▸ WHAT THIS TASK INVOLVES: Return each line of the listing that contains the string "React".

— Begin MATERIAL SHOWN —

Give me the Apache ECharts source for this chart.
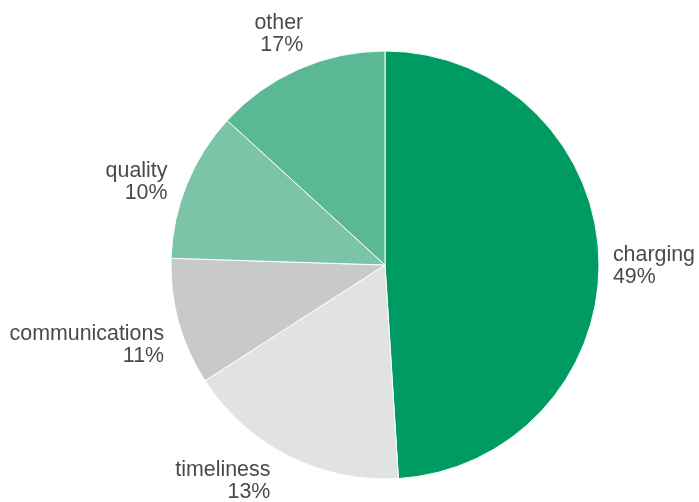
<!DOCTYPE html>
<html>
<head>
<meta charset="utf-8">
<script src="https://cdn.jsdelivr.net/npm/echarts@6/dist/echarts.min.js"></script>
<style>
html, body { margin: 0; padding: 0; background: #ffffff; }
#chart { width: 699px; height: 502px; }
</style>
</head>
<body>
<div id="chart"></div>
<script>
// Slice categories, clockwise from 12 o'clock
var categories = ['charging', 'timeliness', 'communications', 'quality', 'other'];
var sliceValues = [49, 16.9, 9.6, 11.3, 13.2];
// Percentage text printed next to each slice in the original
var percentLabels = ['49%', '13%', '11%', '10%', '17%'];

var colors = ['#009a63', '#e1e2e3', '#c8c9cb', '#7cc4a7', '#5ab895'];
// Small nudges of each label from the library's default outside position
var labelNudge = [[0, 8], [-9, 17], [-1, 21], [-6, 1], [13, -27]];

var chart = echarts.init(document.getElementById('chart'), null, { renderer: 'canvas' });

var data = categories.map(function (name, i) {
  return { name: name, value: sliceValues[i], itemStyle: { color: colors[i] } };
});

chart.setOption({
  animation: false,
  backgroundColor: '#ffffff',
  series: [{
    type: 'pie',
    center: [385, 265],
    radius: 214,
    startAngle: 90,
    clockwise: true,
    avoidLabelOverlap: false,
    data: data,
    itemStyle: { borderColor: '#ffffff', borderWidth: 1 },
    label: {
      show: true,
      position: 'outside',
      formatter: function (p) { return p.name + '\n' + percentLabels[p.dataIndex]; },
      fontFamily: 'Liberation Sans',
      fontSize: 21.4,
      lineHeight: 22,
      color: '#4a4a4a',
      distanceToLabelLine: 5
    },
    labelLine: { show: false, length: 9, length2: 0 },
    labelLayout: function (params) {
      var n = labelNudge[params.dataIndex];
      return { dx: n[0], dy: n[1] };
    },
    emphasis: { disabled: true }
  }]
});
</script>
</body>
</html>
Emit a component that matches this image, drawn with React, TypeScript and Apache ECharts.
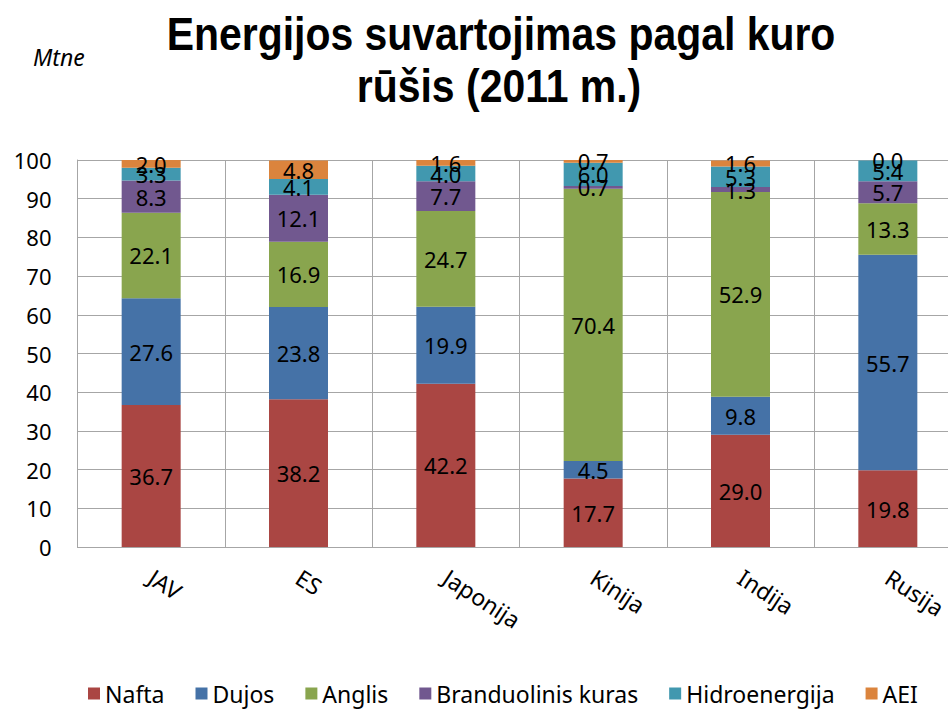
import React, { useEffect, useRef } from "react";
import * as echarts from "echarts";

const categories = ["JAV", "ES", "Japonija", "Kinija", "Indija", "Rusija"];
const nafta = [36.7, 38.2, 42.2, 17.7, 29.0, 19.8];
const dujos = [27.6, 23.8, 19.9, 4.5, 9.8, 55.7];
const anglis = [22.1, 16.9, 24.7, 70.4, 52.9, 13.3];
const branduolinis = [8.3, 12.1, 7.7, 0.7, 1.3, 5.7];
const hidro = [3.3, 4.1, 4.0, 6.0, 5.3, 5.4];
const aei = [2.0, 4.8, 1.6, 0.7, 1.6, 0.0];

const titleLines = ["Energijos suvartojimas pagal kuro", "rūšis (2011 m.)"];
const unitLabel = "Mtne";

const seriesDefs = [
  { name: "Nafta", data: nafta, color: "#AA4643" },
  { name: "Dujos", data: dujos, color: "#4572A7" },
  { name: "Anglis", data: anglis, color: "#89A54E" },
  { name: "Branduolinis kuras", data: branduolinis, color: "#71588F" },
  { name: "Hidroenergija", data: hidro, color: "#4198AF" },
  { name: "AEI", data: aei, color: "#DB843D" },
];

const FONT = "'Noto Sans', 'Open Sans', sans-serif";
const TITLE_FONT = "bold 46px 'Liberation Sans', Arial, sans-serif";

export default function App() {
  const ref = useRef<HTMLDivElement>(null);
  useEffect(() => {
    if (!ref.current) return;
    const chart = echarts.init(ref.current, undefined, { renderer: "svg" });
    chart.setOption({
      animation: false,
      backgroundColor: "#ffffff",
      graphic: [
        {
          type: "text",
          x: 501,
          y: 34,
          scaleX: 0.89,
          style: {
            text: titleLines[0],
            font: TITLE_FONT,
            fill: "#000",
            textAlign: "center",
            textVerticalAlign: "middle",
          },
        },
        {
          type: "text",
          x: 499,
          y: 86,
          scaleX: 0.89,
          style: {
            text: titleLines[1],
            font: TITLE_FONT,
            fill: "#000",
            textAlign: "center",
            textVerticalAlign: "middle",
          },
        },
        {
          type: "text",
          x: 33,
          y: 57,
          style: {
            text: unitLabel,
            font: "italic 23px 'Noto Sans', sans-serif",
            fill: "#000",
            textAlign: "left",
            textVerticalAlign: "middle",
          },
        },
      ],
      legend: {
        left: 83,
        bottom: 0,
        itemWidth: 12,
        itemHeight: 12,
        itemGap: 31,
        icon: "rect",
        textStyle: { fontFamily: FONT, fontSize: 23, color: "#000" },
        data: seriesDefs.map((s) => s.name),
      },
      grid: { left: 77.5, right: 3.5, top: 160, bottom: 163 },
      xAxis: {
        type: "category",
        data: categories,
        axisLine: { lineStyle: { color: "#a6a6a6" } },
        axisTick: { show: false },
        splitLine: { show: true, lineStyle: { color: "#a6a6a6" } },
        axisLabel: {
          rotate: -33,
          margin: 28,
          fontFamily: FONT,
          fontSize: 23,
          color: "#000",
        },
      },
      yAxis: {
        type: "value",
        min: 0,
        max: 100,
        interval: 10,
        axisLine: { show: true, lineStyle: { color: "#a6a6a6" } },
        axisTick: { show: false },
        splitLine: { show: true, lineStyle: { color: "#a6a6a6" } },
        axisLabel: { fontFamily: FONT, fontSize: 22, color: "#000", margin: 26 },
      },
      series: seriesDefs.map((s) => ({
        name: s.name,
        type: "bar",
        stack: "total",
        barWidth: 59,
        data: s.data,
        itemStyle: { color: s.color },
        label: {
          show: true,
          position: "inside",
          fontFamily: FONT,
          fontSize: 22,
          color: "#000",
          formatter: (p: any) => Number(p.value).toFixed(1),
        },
      })),
    });
    return () => chart.dispose();
  }, []);
  return (
    <div
      style={{
        position: "absolute",
        left: 0,
        top: 0,
        width: 948,
        height: 710,
        overflow: "hidden",
        background: "#fff",
      }}
    >
      <div ref={ref} style={{ width: 965, height: 710 }} />
    </div>
  );
}
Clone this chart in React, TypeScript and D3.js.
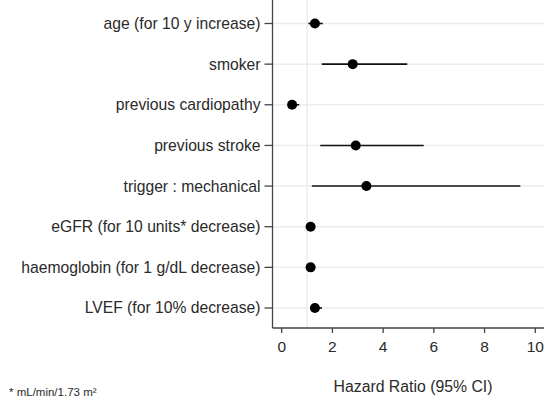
import React from "react";
import * as d3 from "d3";

const categories = [
  "age (for 10 y increase)",
  "smoker",
  "previous cardiopathy",
  "previous stroke",
  "trigger : mechanical",
  "eGFR (for 10 units* decrease)",
  "haemoglobin (for 1 g/dL decrease)",
  "LVEF (for 10% decrease)",
];
const hr = [1.31, 2.8, 0.41, 2.92, 3.34, 1.14, 1.14, 1.31];
const lower = [1.05, 1.58, 0.29, 1.52, 1.19, 1.06, 1.07, 1.12];
const upper = [1.62, 4.95, 0.69, 5.6, 9.41, 1.23, 1.22, 1.59];
const xTicks = [0, 2, 4, 6, 8, 10];

const W = 550;
const H = 400;
const left = 272.5;
const right = 544;
const top = 0;
const bottom = 328;

export default function App() {
  const x = d3.scaleLinear().domain([0, 10]).range([281.7, 535.3]);
  const y = d3
    .scalePoint<string>()
    .domain(categories)
    .range([23.5, 308]);
  const font = "Arial, 'Liberation Sans', Helvetica, sans-serif";
  const txt = "#2a2a2a";
  return (
    <svg
      width={W}
      height={H}
      style={{ position: "absolute", left: 0, top: 0, background: "#fff" }}
      fontFamily={font}
    >
      {/* gridlines */}
      {categories.map((c) => (
        <line key={"g" + c} x1={left} x2={right} y1={y(c)} y2={y(c)} stroke="#ececec" strokeWidth={1.5} />
      ))}
      <line x1={x(1)} x2={x(1)} y1={top} y2={bottom} stroke="#ececec" strokeWidth={1.5} />
      {/* axes */}
      <line x1={left} x2={left} y1={top} y2={bottom} stroke="#444" strokeWidth={1.3} />
      <line x1={left} x2={right} y1={bottom} y2={bottom} stroke="#444" strokeWidth={1.3} />
      {categories.map((c) => (
        <g key={"t" + c}>
          <line x1={left - 8} x2={left} y1={y(c)} y2={y(c)} stroke="#444" strokeWidth={1.3} />
          <text x={left - 12} y={y(c)} dy="0.35em" textAnchor="end" fontSize={15.7} fill={txt}>
            {c}
          </text>
        </g>
      ))}
      {xTicks.map((t) => (
        <g key={"x" + t}>
          <line x1={x(t)} x2={x(t)} y1={bottom} y2={bottom + 5} stroke="#444" strokeWidth={1.3} />
          <text x={x(t)} y={346.5} dy="0.35em" textAnchor="middle" fontSize={15.5} fill={txt}>
            {t}
          </text>
        </g>
      ))}
      <text x={413} y={386.5} dy="0.35em" textAnchor="middle" fontSize={15.8} fill={txt}>
        Hazard Ratio (95% CI)
      </text>
      <text x={9} y={392} dy="0.35em" fontSize={11.5} fill={txt}>
        * mL/min/1.73 m²
      </text>
      {/* CIs and points */}
      {categories.map((c, i) => (
        <g key={"d" + c}>
          <line x1={x(lower[i])} x2={x(upper[i])} y1={y(c)} y2={y(c)} stroke="#111" strokeWidth={1.6} />
          <circle cx={x(hr[i])} cy={y(c)} r={5} fill="#000" />
        </g>
      ))}
    </svg>
  );
}
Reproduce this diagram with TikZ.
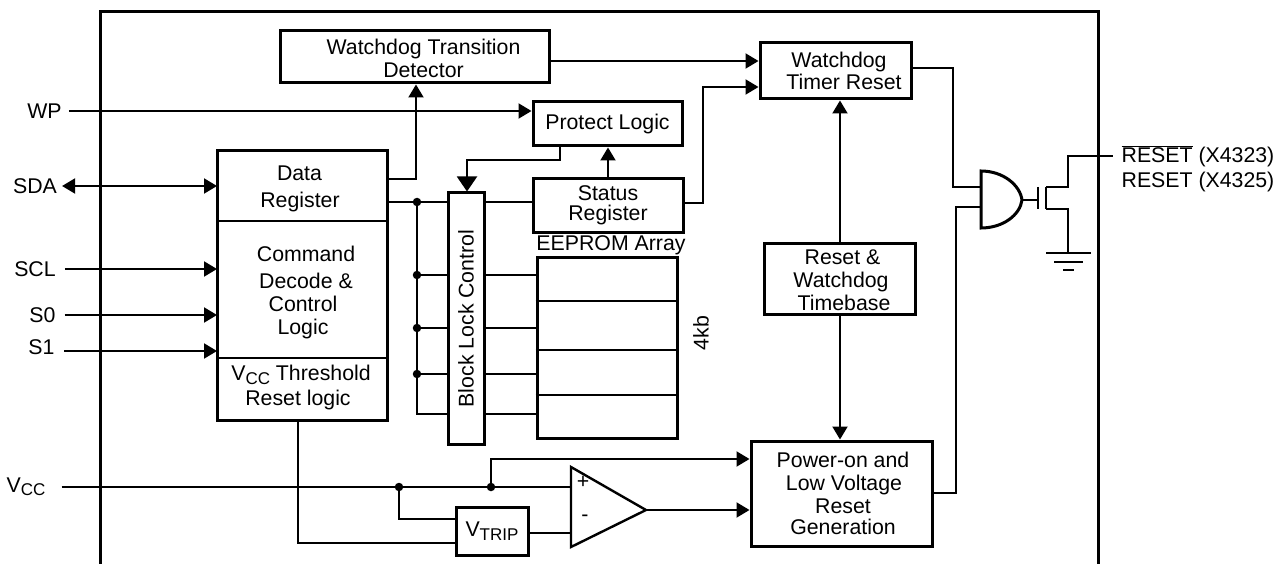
\documentclass[tikz,border=0pt]{standalone}
\usepackage{fontspec}
\setmainfont{Liberation Sans}
\usetikzlibrary{arrows.meta}
\newcommand{\subsc}[1]{\raisebox{-3.5pt}{\fontsize{17}{17}\selectfont #1}}
\tikzstyle{process} = [rectangle, line width=3pt, text centered, align=center, inner sep=0pt, draw=black, fill=white]
\tikzstyle{regbox} = [process, line width=2pt, outer sep=0pt, minimum width=170pt]
\tikzstyle{pinlabel} = [inner ysep=0pt]
\tikzstyle{wire} = [line width=2pt]
\tikzstyle{arrow} = [wire,-{Triangle[length=13pt,width=15pt]}]
\tikzstyle{bigarrow} = [wire,-{Triangle[length=15pt,width=20pt]}]
\tikzstyle{dot} = [circle, fill=black, inner sep=0pt, minimum size=8.5pt]

\begin{document}
\begin{tikzpicture}[x=1pt, y=1pt, node distance=0pt, font=\fontsize{21.3}{23}\selectfont]
\useasboundingbox (0,0) rectangle (1279,-564);

% Outer frame
\draw [line width=3pt] (100,-564) -- (100,-12) -- (1098,-12) -- (1098,-564);

% Upper blocks
\node (WTD) [process, minimum width=269pt, minimum height=52pt, xshift=414.5pt, yshift=-57pt] {\rule{0pt}{17.5pt}\hspace*{18pt}Watchdog Transition\\\hspace*{18pt}Detector};
\node (WTR) [process, below of=WTD, minimum width=151pt, minimum height=56pt, xshift=421pt, yshift=-14pt] {\hspace*{7pt}Watchdog\\[-1pt]\hspace*{17pt}Timer Reset};
\node (PL) [process, below of=WTD, minimum width=149pt, minimum height=44pt, xshift=193pt, yshift=-67pt] {\raisebox{4pt}{Protect Logic}};
\node (SR) [process, below of=PL, minimum width=150pt, minimum height=53pt, xshift=0.5pt, yshift=-81.5pt] {Status\\[-3pt]Register};

% Left register block
\node (DR) [regbox, below of=WTD, minimum height=70pt, xshift=-112.5pt, yshift=-129pt] {\rule{0pt}{19.5pt}\hspace*{-5pt}Data\\[4pt]\hspace*{-4pt}Register};
\node (CD) [regbox, below of=DR, minimum height=137pt, yshift=-103.5pt] {\rule{0pt}{21.5pt}\hspace*{8pt}Command\\[4pt]\hspace*{8pt}Decode \&\\\hspace*{2pt}Control\\\hspace*{2pt}Logic};
\node (TH) [regbox, below of=CD, minimum height=62pt, yshift=-99.5pt] {\hspace*{-2pt}V\subsc{CC} Threshold\\[2pt]\hspace*{-8pt}Reset logic\rule[-7pt]{0pt}{1pt}};
\draw [line width=3pt] (DR.north west) rectangle (TH.south east);

% Memory
\node (BLC) [process, below of=SR, minimum width=36pt, minimum height=251pt, xshift=-142pt, yshift=-113pt] {\rotatebox{90}{Block Lock Control}};
\node (EA) [process, below of=SR, minimum width=140pt, minimum height=181pt, xshift=-1pt, yshift=-142pt] {};
\node (EL) [below of=SR, inner sep=0pt, xshift=3pt, yshift=-39.5pt] {EEPROM Array};
\node (FK) [below of=EA, inner sep=0pt, xshift=94pt, yshift=14.5pt] {\rotatebox{90}{4kb}};

% Lower right blocks
\node (RT) [process, below of=WTR, minimum width=151pt, minimum height=71pt, xshift=4.5pt, yshift=-207.5pt] {\rule{0pt}{17.5pt}\hspace*{5pt}Reset \&\\\hspace*{2pt}Watchdog\\\hspace*{8pt}Timebase};
\node (PG) [process, below of=RT, minimum width=181pt, minimum height=105pt, xshift=1.5pt, yshift=-215pt] {\hspace*{3pt}Power-on and\\\hspace*{5pt}Low Voltage\\\hspace*{3pt}Reset\\[-2pt]\hspace*{3pt}Generation};
\node (VT) [process, below of=TH, minimum width=72pt, minimum height=48pt, xshift=190pt, yshift=-142pt] {V\subsc{TRIP}};

% Pins
\node (WP) [pinlabel, below of=WTD, inner xsep=7pt, xshift=-370pt, yshift=-54pt] {WP};
\node (SDA) [pinlabel, below of=WP, inner xsep=5pt, xshift=-9.5pt, yshift=-75pt] {SDA};
\node (SCL) [pinlabel, below of=SDA, inner xsep=9pt, yshift=-83pt] {SCL};
\node (S0) [pinlabel, below of=SCL, inner xsep=9pt, xshift=7.5pt, yshift=-46pt] {S0};
\node (S1) [pinlabel, below of=S0, inner xsep=10pt, xshift=-1pt, yshift=-32pt] {S1};
\node (VCC) [pinlabel, below of=S1, inner xsep=16pt, xshift=-15.5pt, yshift=-140pt] {V\subsc{CC}};
\node (RST) [below of=WTR, align=left, inner sep=0pt, xshift=362.5pt, yshift=-98pt] {$\overline{\mbox{RESET}}$ (X4323)\\[2pt]RESET (X4325)};

% Bends and junctions
\coordinate (B0) at (417,-202);
\coordinate (B1) at (417,-275);
\coordinate (B2) at (417,-328);
\coordinate (B3) at (417,-374);
\coordinate (B4) at (417,-414);
\coordinate (R1) at (537,-301);
\coordinate (R2) at (537,-350);
\coordinate (R3) at (537,-395);
\coordinate (C1) at (703,-203);
\coordinate (C2) at (703,-87);
\coordinate (C3) at (416,-179);
\coordinate (C4) at (560,-160);
\coordinate (C5) at (467,-160);
\coordinate (C6) at (703,-61);
\coordinate (C13) at (64,-351);
\coordinate (D1) at (399,-487);
\coordinate (D2) at (491,-487);
\coordinate (C7) at (491,-459);
\coordinate (C8) at (399,-519);
\coordinate (C9) at (298,-543);
\coordinate (C10) at (571,-533);
\coordinate (AP) at (571,-487);
\coordinate (AT) at (571,-467);
\coordinate (AB) at (571,-547);
\coordinate (AO) at (646,-510);
\coordinate (C11) at (953,-68);
\coordinate (C12) at (956,-493);
\coordinate (GT) at (981,-171);
\coordinate (GL) at (981,-228);
\coordinate (GO) at (1022,-200);
\coordinate (GA) at (981,-187);
\coordinate (GB) at (981,-207.5);
\coordinate (MG) at (1038,-200);
\coordinate (MU) at (1046,-187);
\coordinate (ML) at (1046,-209);
\coordinate (MD) at (1068,-187);
\coordinate (MN) at (1068,-156);
\coordinate (MO) at (1113,-156);
\coordinate (MS) at (1068,-209);
\coordinate (MB) at (1068,-253);

% Connecting arrows
\draw [arrow] (C6 -| WTD.east) -- (C6 -| WTR.west);
\draw [arrow] (C1 -| SR.east) -- (C1) -- (C2) -- (C2 -| WTR.west);
\draw [arrow] (C3 -| DR.east) -- (C3) -- (C3 |- WTD.south);
\draw [arrow] (WP.east) -- (WP.east -| PL.west);
\draw [bigarrow] (C4 |- PL.south) -- (C4) -- (C5) -- (C5 |- BLC.north);
\draw [arrow] (SR.north) -- (SR.north |- PL.south);
\draw [wire,{Triangle[length=13pt,width=15pt]}-{Triangle[length=13pt,width=15pt]}] (SDA.east) -- (SDA.east -| DR.west);
\draw [arrow] (SCL.east) -- (SCL.east -| CD.west);
\draw [arrow] (S0.east) -- (S0.east -| CD.west);
\draw [arrow] (C13) -- (C13 -| CD.west);
\draw [arrow] (RT.north) -- (RT.north |- WTR.south);
\draw [arrow] (RT.south) -- (RT.south |- PG.north);

% Bus to the memory
\draw [wire] (B0 -| DR.east) -- (B0 -| BLC.west);
\draw [wire] (B0 -| BLC.east) -- (B0 -| SR.west);
\draw [wire] (B0) -- (B4) -- (B4 -| BLC.west);
\draw [wire] (B1) -- (B1 -| BLC.west);
\draw [wire] (B2) -- (B2 -| BLC.west);
\draw [wire] (B3) -- (B3 -| BLC.west);
\draw [wire] (B1 -| BLC.east) -- (B1 -| EA.west);
\draw [wire] (B2 -| BLC.east) -- (B2 -| EA.west);
\draw [wire] (B3 -| BLC.east) -- (B3 -| EA.west);
\draw [wire] (B4 -| BLC.east) -- (B4 -| EA.west);
\draw [wire] (R1 -| EA.west) -- (R1 -| EA.east);
\draw [wire] (R2 -| EA.west) -- (R2 -| EA.east);
\draw [wire] (R3 -| EA.west) -- (R3 -| EA.east);
\node (J0) [dot] at (B0) {};
\node (J1) [dot] at (B1) {};
\node (J2) [dot] at (B2) {};
\node (J3) [dot] at (B3) {};

% Supply and comparator
\draw [wire] (VCC.east) -- (AP);
\draw [arrow] (D2) -- (C7) -- (C7 -| PG.west);
\draw [wire] (D1) -- (C8) -- (C8 -| VT.west);
\draw [wire] (C9 |- TH.south) -- (C9) -- (C9 -| VT.west);
\draw [wire] (C10 -| VT.east) -- (C10);
\draw [line width=2.4pt, line join=miter, fill=white] (AT) -- (AB) -- (AO) -- cycle;
\draw [arrow] (AO) -- (AO -| PG.west);
\node (AMP) [inner sep=0pt] at (583,-482) {+};
\node (AMM) [inner sep=0pt] at (585,-518) {-};
\node (J4) [dot] at (D1) {};
\node (J5) [dot] at (D2) {};

% Output gate and transistor
\draw [wire] (C11 -| WTR.east) -- (C11) -- (C11 |- GA) -- (GA);
\draw [wire] (C12 -| PG.east) -- (C12) -- (C12 |- GB) -- (GB);
\draw [line width=3pt, fill=white] (GT) .. controls (1003,-171) and (1020,-185) .. (GO) .. controls (1020,-215) and (1003,-228) .. (GL) -- cycle;
\draw [wire] (GO) -- (MG);
\draw [wire] (MG |- MU) -- (MG |- ML);
\draw [wire] (MU) -- (ML);
\draw [wire] (MU) -- (MD) -- (MN) -- (MO);
\draw [wire] (ML) -- (MS) -- (MB);

% Ground
\draw [wire] (1046,-253) -- (1091,-253);
\draw [wire] (1054,-262) -- (1083,-262);
\draw [wire] (1063,-270) -- (1074,-270);

\end{tikzpicture}
\end{document}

— End MATERIAL SHOWN —

▸ SOLUTION FOR THIS EXERCISE:
Emit a component that matches this image, drawn with React, TypeScript and Apache ECharts.
import React, { useEffect, useRef } from "react";
Clone this chart in React, TypeScript and D3.js.
import React from "react";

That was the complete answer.